## start DATA PROVIDED
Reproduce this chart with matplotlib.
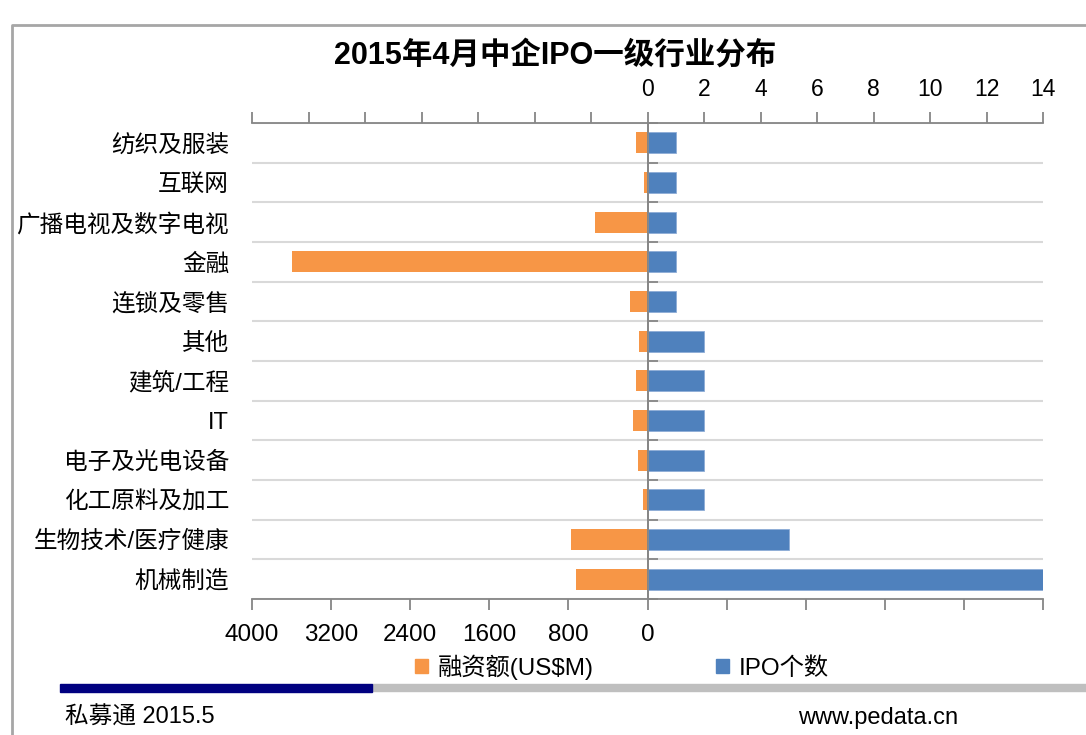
import numpy as np
import matplotlib
matplotlib.use('Agg')
import matplotlib.pyplot as plt
from matplotlib.patches import Patch, Rectangle
from matplotlib.lines import Line2D

# data
categories = ['纺织及服装', '互联网', '广播电视及数字电视', '金融', '连锁及零售', '其他',
              '建筑/工程', 'IT', '电子及光电设备', '化工原料及加工', '生物技术/医疗健康', '机械制造']
amount_usdm = [120, 40, 528, 3600, 178, 91, 118, 148, 101, 47, 778, 727]
ipo_count = [1, 1, 1, 1, 1, 2, 2, 2, 2, 2, 5, 14]

amount_ticks = np.arange(-4000, 4001, 800)
count_ticks = np.arange(-14, 15, 2)

title = '2015年4月中企IPO一级行业分布'
orange = '#F79646'
blue = '#4F81BD'
axis_gray = '#868686'
grid_gray = '#D9D9D9'

cjk = ['Liberation Sans', 'Noto Sans CJK SC', 'DejaVu Sans']
narrow = ['Liberation Sans Narrow', 'Liberation Sans', 'DejaVu Sans']
plt.rcParams['font.family'] = cjk

fig = plt.figure(figsize=(10.86, 7.35), dpi=100)
ax1 = fig.add_axes([252 / 1086, 1 - 599 / 735, (1043 - 252) / 1086, (599 - 123) / 735])
ax2 = ax1.twiny()

y = np.arange(len(categories))
ax1.barh(y, amount_usdm, height=0.53, color=orange, zorder=2)
ax2.barh(y, ipo_count, height=0.53, color=blue, edgecolor='#8EACD6', linewidth=0.6, zorder=2)

ax1.set_xlim(4000, -4000)
ax2.set_xlim(-14, 14)
ax1.set_ylim(len(categories) - 0.5, -0.5)

# bottom axis: amount, labels only on the left half
ax1.set_xticks(amount_ticks)
ax1.set_xticklabels([str(t) if t >= 0 else '' for t in amount_ticks],
                    fontsize=17.5, family='Liberation Sans')
ax1.tick_params(axis='x', direction='out', length=8, width=1.3, color=axis_gray, pad=10)

# top axis: IPO count, labels only on the right half
ax2.set_xticks(count_ticks)
ax2.set_xticklabels([str(t) if t >= 0 else '' for t in count_ticks],
                    fontsize=16.5, family=narrow)
ax2.tick_params(axis='x', direction='out', length=8, width=1.3, color=axis_gray, pad=8)

# categories on the left, separator ticks on a spine at zero
ax1.set_yticks(y, labels=categories)
ax1.set_yticks(np.arange(len(categories) + 1) - 0.5, minor=True)
ax1.tick_params(axis='y', which='major', left=False, right=False, labelleft=True,
                labelsize=17, pad=13)
ax1.tick_params(axis='y', which='minor', left=False, right=True, direction='out',
                length=7, width=1.3, color=axis_gray)
ax1.spines['right'].set_position(('data', 0))
ax1.spines['right'].set_color(axis_gray)
ax1.spines['right'].set_linewidth(1.3)
ax1.grid(axis='y', which='minor', color=grid_gray, linewidth=1.5, zorder=0)
ax1.set_axisbelow(True)

for s in ['left', 'top']:
    ax1.spines[s].set_visible(False)
ax1.spines['bottom'].set_color(axis_gray)
ax1.spines['bottom'].set_linewidth(1.3)
for s in ['left', 'right', 'bottom']:
    ax2.spines[s].set_visible(False)
ax2.spines['top'].set_color(axis_gray)
ax2.spines['top'].set_linewidth(1.3)
ax2.axvline(0, color=axis_gray, linewidth=1.3, zorder=3)

fig.text(555 / 1086, 1 - 56 / 735, title, ha='center', va='center',
         fontsize=22, fontweight='bold', family=cjk)

handles = [Patch(color=orange, label='融资额(US$M)'), Patch(color=blue, label='IPO个数')]
fig.legend(handles=handles, loc='center', bbox_to_anchor=(622 / 1086, 1 - 667 / 735),
           ncol=2, frameon=False, fontsize=17.5, handlelength=0.55, handleheight=0.55,
           handletextpad=0.4, columnspacing=5.0)

# slide frame and footer
fig.add_artist(Line2D([12 / 1086, 12 / 1086, 1], [0, 1 - 25 / 735, 1 - 25 / 735],
                      color='#A6A6A6', linewidth=2, transform=fig.transFigure))
fig.add_artist(Rectangle((372 / 1086, 1 - 691 / 735), 1 - 372 / 1086, 7 / 735,
                         color='#BFBFBF', transform=fig.transFigure))
fig.add_artist(Rectangle((60 / 1086, 1 - 692 / 735), (372 - 60) / 1086, 8 / 735,
                         color='#000080', transform=fig.transFigure))
fig.text(65 / 1086, 1 - 718 / 735, '私募通 2015.5', ha='left', va='center', fontsize=17)
fig.text(958 / 1086, 1 - 718 / 735, 'www.pedata.cn', ha='right', va='center', fontsize=17)

fig.savefig('out.png', dpi=100)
## end DATA PROVIDED
_WORK TO BE COMPLETED_: Omitting all images, print the listing exactly.

_ANSWER FOR THIS EXERCISE_:
Reproduce this chart with matplotlib.
import numpy as np
import matplotlib
matplotlib.use('Agg')
import matplotlib.pyplot as plt
from matplotlib.patches import Patch, Rectangle
from matplotlib.lines import Line2D

# data
categories = ['纺织及服装', '互联网', '广播电视及数字电视', '金融', '连锁及零售', '其他',
              '建筑/工程', 'IT', '电子及光电设备', '化工原料及加工', '生物技术/医疗健康', '机械制造']
amount_usdm = [120, 40, 528, 3600, 178, 91, 118, 148, 101, 47, 778, 727]
ipo_count = [1, 1, 1, 1, 1, 2, 2, 2, 2, 2, 5, 14]

amount_ticks = np.arange(-4000, 4001, 800)
count_ticks = np.arange(-14, 15, 2)

title = '2015年4月中企IPO一级行业分布'
orange = '#F79646'
blue = '#4F81BD'
axis_gray = '#868686'
grid_gray = '#D9D9D9'

cjk = ['Liberation Sans', 'Noto Sans CJK SC', 'DejaVu Sans']
narrow = ['Liberation Sans Narrow', 'Liberation Sans', 'DejaVu Sans']
plt.rcParams['font.family'] = cjk

fig = plt.figure(figsize=(10.86, 7.35), dpi=100)
ax1 = fig.add_axes([252 / 1086, 1 - 599 / 735, (1043 - 252) / 1086, (599 - 123) / 735])
ax2 = ax1.twiny()

y = np.arange(len(categories))
ax1.barh(y, amount_usdm, height=0.53, color=orange, zorder=2)
ax2.barh(y, ipo_count, height=0.53, color=blue, edgecolor='#8EACD6', linewidth=0.6, zorder=2)

ax1.set_xlim(4000, -4000)
ax2.set_xlim(-14, 14)
ax1.set_ylim(len(categories) - 0.5, -0.5)

# bottom axis: amount, labels only on the left half
ax1.set_xticks(amount_ticks)
ax1.set_xticklabels([str(t) if t >= 0 else '' for t in amount_ticks],
                    fontsize=17.5, family='Liberation Sans')
ax1.tick_params(axis='x', direction='out', length=8, width=1.3, color=axis_gray, pad=10)

# top axis: IPO count, labels only on the right half
ax2.set_xticks(count_ticks)
ax2.set_xticklabels([str(t) if t >= 0 else '' for t in count_ticks],
                    fontsize=16.5, family=narrow)
ax2.tick_params(axis='x', direction='out', length=8, width=1.3, color=axis_gray, pad=8)

# categories on the left, separator ticks on a spine at zero
ax1.set_yticks(y, labels=categories)
ax1.set_yticks(np.arange(len(categories) + 1) - 0.5, minor=True)
ax1.tick_params(axis='y', which='major', left=False, right=False, labelleft=True,
                labelsize=17, pad=13)
ax1.tick_params(axis='y', which='minor', left=False, right=True, direction='out',
                length=7, width=1.3, color=axis_gray)
ax1.spines['right'].set_position(('data', 0))
ax1.spines['right'].set_color(axis_gray)
ax1.spines['right'].set_linewidth(1.3)
ax1.grid(axis='y', which='minor', color=grid_gray, linewidth=1.5, zorder=0)
ax1.set_axisbelow(True)

for s in ['left', 'top']:
    ax1.spines[s].set_visible(False)
ax1.spines['bottom'].set_color(axis_gray)
ax1.spines['bottom'].set_linewidth(1.3)
for s in ['left', 'right', 'bottom']:
    ax2.spines[s].set_visible(False)
ax2.spines['top'].set_color(axis_gray)
ax2.spines['top'].set_linewidth(1.3)
ax2.axvline(0, color=axis_gray, linewidth=1.3, zorder=3)

fig.text(555 / 1086, 1 - 56 / 735, title, ha='center', va='center',
         fontsize=22, fontweight='bold', family=cjk)

handles = [Patch(color=orange, label='融资额(US$M)'), Patch(color=blue, label='IPO个数')]
fig.legend(handles=handles, loc='center', bbox_to_anchor=(622 / 1086, 1 - 667 / 735),
           ncol=2, frameon=False, fontsize=17.5, handlelength=0.55, handleheight=0.55,
           handletextpad=0.4, columnspacing=5.0)

# slide frame and footer
fig.add_artist(Line2D([12 / 1086, 12 / 1086, 1], [0, 1 - 25 / 735, 1 - 25 / 735],
                      color='#A6A6A6', linewidth=2, transform=fig.transFigure))
fig.add_artist(Rectangle((372 / 1086, 1 - 691 / 735), 1 - 372 / 1086, 7 / 735,
                         color='#BFBFBF', transform=fig.transFigure))
fig.add_artist(Rectangle((60 / 1086, 1 - 692 / 735), (372 - 60) / 1086, 8 / 735,
                         color='#000080', transform=fig.transFigure))
fig.text(65 / 1086, 1 - 718 / 735, '私募通 2015.5', ha='left', va='center', fontsize=17)
fig.text(958 / 1086, 1 - 718 / 735, 'www.pedata.cn', ha='right', va='center', fontsize=17)

fig.savefig('out.png', dpi=100)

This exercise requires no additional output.